Updated at 12:31 p.m. on January 31
House Speaker Paul Ryan on Tuesday offered mild criticism of the Trump administration’s handling of the president’s executive order on immigration, saying that “regrettably, the rollout was confusing.” But he stood firmly behind Trump’s move to suspend the refugee-resettlement program and temporarily block entry into the United States from seven majority-Muslim countries.
“What is happening is something that we support, which is we need to pause and we need to make sure that the vetting standards are up to snuff so we can guarantee the safety and security of our country. That is what this does. We want that goal to be achieved,” Ryan told reporters in his first extended remarks on the presidential directive, which roiled U.S. airports, sparked widespread protests, and led to the dismissal of an acting attorney general who defied the White House.
Dozens of Republican lawmakers have criticized either the substance or the implementation of the new restrictions, which initially included green-card holders and interpreters who had helped the U.S. military and diplomatic corps. The speaker has kept close to Trump since his election after denouncing several of his policies during the campaign. And on Tuesday, Ryan struck a middle ground by saying that the policy was correct but that its launch was confusing.
“I think it’s regrettable that we saw some confusion with the rollout of this,” Ryan said after meeting with House Republicans in the Capitol. “No one wanted to see people with green cards or special immigrant visas like translators get caught up in all of this.” He said, however, that after speaking with Homeland Security Secretary John Kelly, he was “confident that he is going to make sure that on a going-forward basis, he is going to make sure that things are done correctly.”
The speaker acknowledged that the White House did not consult with congressional leaders on the order, but unlike Democrats and some Republicans, he did not accuse Trump of overreaching by acting without Congress. “There’s always a role for Congress,” Ryan said. “But this is clearly in keeping with the president’s authority.”

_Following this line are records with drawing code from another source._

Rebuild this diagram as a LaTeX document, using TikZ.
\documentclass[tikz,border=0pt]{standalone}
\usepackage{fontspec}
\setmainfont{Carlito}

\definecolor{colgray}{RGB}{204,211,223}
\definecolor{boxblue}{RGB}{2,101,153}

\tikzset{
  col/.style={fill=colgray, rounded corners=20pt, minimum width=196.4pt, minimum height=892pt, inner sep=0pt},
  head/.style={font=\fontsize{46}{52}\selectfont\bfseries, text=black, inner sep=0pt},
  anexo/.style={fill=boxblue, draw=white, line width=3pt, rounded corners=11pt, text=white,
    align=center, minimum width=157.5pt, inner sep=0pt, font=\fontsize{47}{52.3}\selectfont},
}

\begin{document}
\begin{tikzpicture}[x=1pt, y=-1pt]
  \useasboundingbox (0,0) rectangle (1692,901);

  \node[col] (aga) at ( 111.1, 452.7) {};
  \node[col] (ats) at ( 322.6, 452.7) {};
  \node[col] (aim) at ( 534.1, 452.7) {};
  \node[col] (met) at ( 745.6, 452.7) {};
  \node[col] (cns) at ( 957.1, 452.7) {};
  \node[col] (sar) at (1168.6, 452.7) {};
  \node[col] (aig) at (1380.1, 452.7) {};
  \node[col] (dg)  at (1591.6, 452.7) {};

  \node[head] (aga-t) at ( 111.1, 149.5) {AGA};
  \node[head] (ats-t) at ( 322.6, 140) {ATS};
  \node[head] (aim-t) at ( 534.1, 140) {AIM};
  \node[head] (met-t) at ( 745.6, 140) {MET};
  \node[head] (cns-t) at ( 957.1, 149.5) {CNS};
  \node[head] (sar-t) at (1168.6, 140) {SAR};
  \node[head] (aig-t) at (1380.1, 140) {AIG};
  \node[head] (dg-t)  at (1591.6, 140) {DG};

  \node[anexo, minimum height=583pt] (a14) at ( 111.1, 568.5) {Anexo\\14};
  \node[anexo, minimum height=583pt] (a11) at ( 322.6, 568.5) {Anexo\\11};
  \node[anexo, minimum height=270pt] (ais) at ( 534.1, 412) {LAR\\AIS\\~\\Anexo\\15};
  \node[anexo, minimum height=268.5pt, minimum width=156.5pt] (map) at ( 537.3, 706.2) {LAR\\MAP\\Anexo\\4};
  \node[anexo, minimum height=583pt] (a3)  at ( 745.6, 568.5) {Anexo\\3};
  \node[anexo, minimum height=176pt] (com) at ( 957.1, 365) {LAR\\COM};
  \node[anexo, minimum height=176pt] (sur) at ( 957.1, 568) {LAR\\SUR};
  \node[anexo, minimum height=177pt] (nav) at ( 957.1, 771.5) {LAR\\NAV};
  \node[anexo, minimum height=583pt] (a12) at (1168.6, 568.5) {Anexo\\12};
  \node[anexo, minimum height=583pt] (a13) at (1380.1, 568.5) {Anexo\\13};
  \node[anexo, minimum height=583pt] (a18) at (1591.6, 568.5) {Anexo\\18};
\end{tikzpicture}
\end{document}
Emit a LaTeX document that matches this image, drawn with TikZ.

Ryan downplayed reports that staffers for the House Judiciary Committee helped the Trump transition team draft the executive order without the knowledge of their superiors. The speaker said the panel’s chairman, Representative Bob Goodlatte of Virginia, addressed that report in the private party meeting, and Goodlatte issued a statement defending his staff shortly thereafter:
“My staff on the House Judiciary Committee are some of the best on Capitol Hill. They are experts in their respective fields and I proudly allowed them to provide their expertise to the Trump transition team on immigration law. To be clear, while they gave advice to the new Administration, they did not have decision making authority on the policy. The final decision was made at the highest levels of the Trump Administration, and I support the President’s executive order. My staff had no control of the language contained in the President’s executive order, the timing of the announcement, the rollout and subsequent implementation, and the coordination with Congress. I am proud of my staff—they are an asset to me, Congress, and the American people.”